Historically speaking, Kilpatrick will be the 16th dean of the college, which was officially established as a college with its own dean in 1920. Each dean has served the University and the college well, often during exciting times. For example, the original Engineering Hall was destroyed and a new hall (the current Cushing Hall of Engineering) constructed during the tenure of Rev. Thomas A. Steiner, C.S.C. Under Donald C. Jackson, the fourth dean of engineering, Notre Dame received its first accreditations for its engineering programs.

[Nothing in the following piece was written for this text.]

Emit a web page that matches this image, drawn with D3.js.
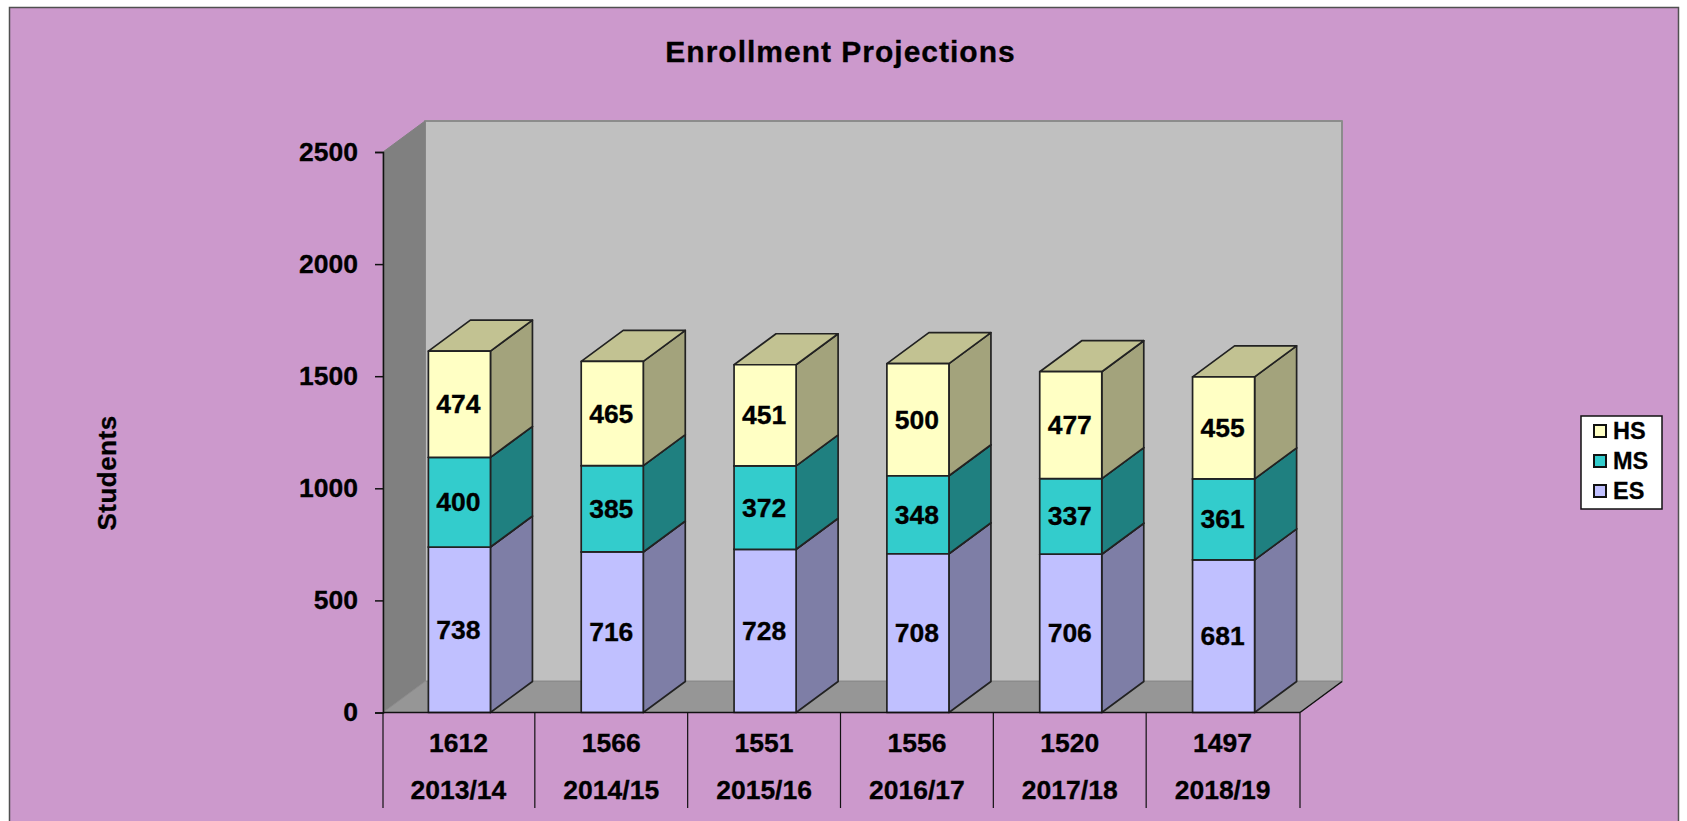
<!DOCTYPE html>
<html>
<head>
<meta charset="utf-8">
<title>Enrollment Projections</title>
<script src="https://cdnjs.cloudflare.com/ajax/libs/d3/7.8.5/d3.min.js"></script>
<style>
html, body { margin: 0; padding: 0; background: #fff; overflow: hidden; }
svg { display: block; }
text { font-family: "Liberation Sans", Arial, sans-serif; font-weight: bold; fill: #000; stroke: #000; stroke-width: 0.3px; }
</style>
</head>
<body>
<svg></svg>
<script>
var years = ['2013/14', '2014/15', '2015/16', '2016/17', '2017/18', '2018/19'];
var totals = [1612, 1566, 1551, 1556, 1520, 1497];
var es = [738, 716, 728, 708, 706, 681];
var ms = [400, 385, 372, 348, 337, 361];
var hs = [474, 465, 451, 500, 477, 455];
var yTicks = [0, 500, 1000, 1500, 2000, 2500];
var seriesNames = ['ES', 'MS', 'HS'];
var legendNames = ['HS', 'MS', 'ES'];

var frontColor = {ES: '#C0C0FF', MS: '#33CCCC', HS: '#FFFFC4'};
var sideColor = {ES: '#7E7EA6', MS: '#1F8080', HS: '#A3A37C'};
var topColor = {ES: '#9C9CCC', MS: '#29A3A3', HS: '#C2C292'};

var width = 1687;
var height = 821;
var depthX = 42;
var depthY = 31;
var labelSize = '26.5px';

var svg = d3.select('svg').attr('width', width).attr('height', height);

// chart area with its dark frame, runs off the bottom of the page
svg.append('rect')
  .attr('x', 9.5)
  .attr('y', 7.5)
  .attr('width', 1669)
  .attr('height', height + 20)
  .attr('fill', '#CC99CC')
  .attr('stroke', '#505050')
  .attr('stroke-width', 1.5);

svg.append('text')
  .attr('x', 840.5)
  .attr('y', 61.5)
  .attr('text-anchor', 'middle')
  .style('font-size', '30px')
  .style('letter-spacing', '1px')
  .text('Enrollment Projections');

svg.append('text')
  .attr('transform', 'translate(116,473) rotate(-90)')
  .attr('text-anchor', 'middle')
  .style('font-size', '26px')
  .style('letter-spacing', '0.5px')
  .text('Students');

var x = d3.scaleBand()
  .domain(years)
  .range([383, 1300])
  .paddingInner(0.594)
  .paddingOuter(0.297);

var y = d3.scaleLinear()
  .domain([0, 2500])
  .range([712.5, 152]);

var x0 = x.range()[0];
var x1 = x.range()[1];
var y0 = y(0);
var yTop = y(2500);

function poly(points, fill, stroke, strokeWidth) {
  return svg.append('polygon')
    .attr('points', points.map(function (p) {return p.join(',');}).join(' '))
    .attr('fill', fill)
    .attr('stroke', stroke)
    .attr('stroke-width', strokeWidth)
    .attr('stroke-linejoin', 'round');
}

// back wall, side wall, floor
poly([[x0 + depthX, yTop - depthY], [x1 + depthX, yTop - depthY], [x1 + depthX, y0 - depthY], [x0 + depthX, y0 - depthY]], '#C0C0C0', '#8C8C8C', 2);
poly([[x0, yTop], [x0 + depthX, yTop - depthY], [x0 + depthX, y0 - depthY], [x0, y0]], '#808080', '#808080', 1);
poly([[x0, y0], [x0 + depthX, y0 - depthY], [x1 + depthX, y0 - depthY], [x1, y0]], '#969696', '#8C8C8C', 1);
svg.append('line')
  .attr('x1', x1)
  .attr('y1', y0)
  .attr('x2', x1 + depthX)
  .attr('y2', y0 - depthY)
  .attr('stroke', '#111')
  .attr('stroke-width', 1.5);

// stacked boxes
var stack = d3.stack().keys(seriesNames)(years.map(function (d, i) {
  return {year: d, ES: es[i], MS: ms[i], HS: hs[i]};
}));

years.forEach(function (year, i) {
  var left = x(year);
  var right = left + x.bandwidth();
  stack.forEach(function (layer) {
    var name = layer.key;
    var bottom = y(layer[i][0]);
    var top = y(layer[i][1]);
    poly([[right, bottom], [right + depthX, bottom - depthY], [right + depthX, top - depthY], [right, top]], sideColor[name], '#222', 1.7);
    poly([[left, top], [left + depthX, top - depthY], [right + depthX, top - depthY], [right, top]], topColor[name], '#222', 1.7);
    poly([[left, bottom], [right, bottom], [right, top], [left, top]], frontColor[name], '#222', 1.7);
  });
});

// value labels on top of all the boxes
stack.forEach(function (layer) {
  svg.selectAll('.label-' + layer.key)
    .data(layer)
    .enter()
    .append('text')
    .attr('class', 'label-' + layer.key)
    .attr('x', function (d) {return x(d.data.year) + x.bandwidth() / 2 - 1;})
    .attr('y', function (d) {return y((d[0] + d[1]) / 2);})
    .attr('text-anchor', 'middle')
    .attr('dominant-baseline', 'central')
    .style('font-size', labelSize)
    .text(function (d) {return d[1] - d[0];});
});

// value axis
var yAxis = d3.axisLeft(y).tickValues(yTicks).tickSize(8).tickPadding(17).tickFormat(d3.format('d'));
var yAxisG = svg.append('g').attr('transform', 'translate(' + x0 + ',0)').call(yAxis);
yAxisG.selectAll('line').attr('stroke', '#111').attr('stroke-width', 1.5);
yAxisG.select('.domain').attr('stroke', '#111').attr('stroke-width', 1.5);
yAxisG.selectAll('text').style('font-size', labelSize);

// category axis with the two rows of labels below it
svg.append('line')
  .attr('x1', x0)
  .attr('y1', y0)
  .attr('x2', x1)
  .attr('y2', y0)
  .attr('stroke', '#111')
  .attr('stroke-width', 1.7);

var step = x.step();
var dividers = years.map(function (d, i) {
  return x(d) - (step - x.bandwidth()) / 2 - (i > 0 ? 1 : 0);
});
dividers.push(x1);
svg.selectAll('.divider')
  .data(dividers)
  .enter()
  .append('line')
  .attr('class', 'divider')
  .attr('x1', function (d) {return d;})
  .attr('x2', function (d) {return d;})
  .attr('y1', y0)
  .attr('y2', 808)
  .attr('stroke', '#111')
  .attr('stroke-width', 1.2);

svg.selectAll('.total')
  .data(totals)
  .enter()
  .append('text')
  .attr('class', 'total')
  .attr('x', function (d, i) {return x(years[i]) + x.bandwidth() / 2 - 1;})
  .attr('y', 743)
  .attr('text-anchor', 'middle')
  .attr('dominant-baseline', 'central')
  .style('font-size', labelSize)
  .text(function (d) {return d;});

svg.selectAll('.year')
  .data(years)
  .enter()
  .append('text')
  .attr('class', 'year')
  .attr('x', function (d) {return x(d) + x.bandwidth() / 2 - 1;})
  .attr('y', 790)
  .attr('text-anchor', 'middle')
  .attr('dominant-baseline', 'central')
  .style('font-size', labelSize)
  .text(function (d) {return d;});

// legend
svg.append('rect')
  .attr('x', 1581)
  .attr('y', 416)
  .attr('width', 81)
  .attr('height', 93)
  .attr('fill', '#fff')
  .attr('stroke', '#111')
  .attr('stroke-width', 1.5);

var legendY = d3.scalePoint().domain(legendNames).range([431, 491]);

svg.selectAll('.swatch')
  .data(legendNames)
  .enter()
  .append('rect')
  .attr('class', 'swatch')
  .attr('x', 1594)
  .attr('y', function (d) {return legendY(d) - 6;})
  .attr('width', 12)
  .attr('height', 12)
  .attr('fill', function (d) {return frontColor[d];})
  .attr('stroke', '#111')
  .attr('stroke-width', 2);

svg.selectAll('.legend-label')
  .data(legendNames)
  .enter()
  .append('text')
  .attr('class', 'legend-label')
  .attr('x', 1613)
  .attr('y', function (d) {return legendY(d);})
  .attr('dominant-baseline', 'central')
  .style('font-size', '23.5px')
  .text(function (d) {return d;});
</script>
</body>
</html>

The first supersonic smoke tunnel in the United States was constructed on campus in 1959. Fitzpatrick Hall of Engineering was dedicated in 1979 and the Hessert Laboratory for Aerospace Research in 1991. There have also been numerous innovations over the years, such as the development of Quantum-dot Cellular Automata, the design of novel technologies to address the nationwide problem of combined sewer overflow, the demonstration of magnetic logic, the discovery of a new class of materials (actinyl peroxide compounds), and the design of a number of ionic liquids that dissolve carbon dioxide (applications for clean coal technologies). All testify to a forward-thinking administration and dedicated faculty in the College of Engineering. All point to a future as exciting as the past.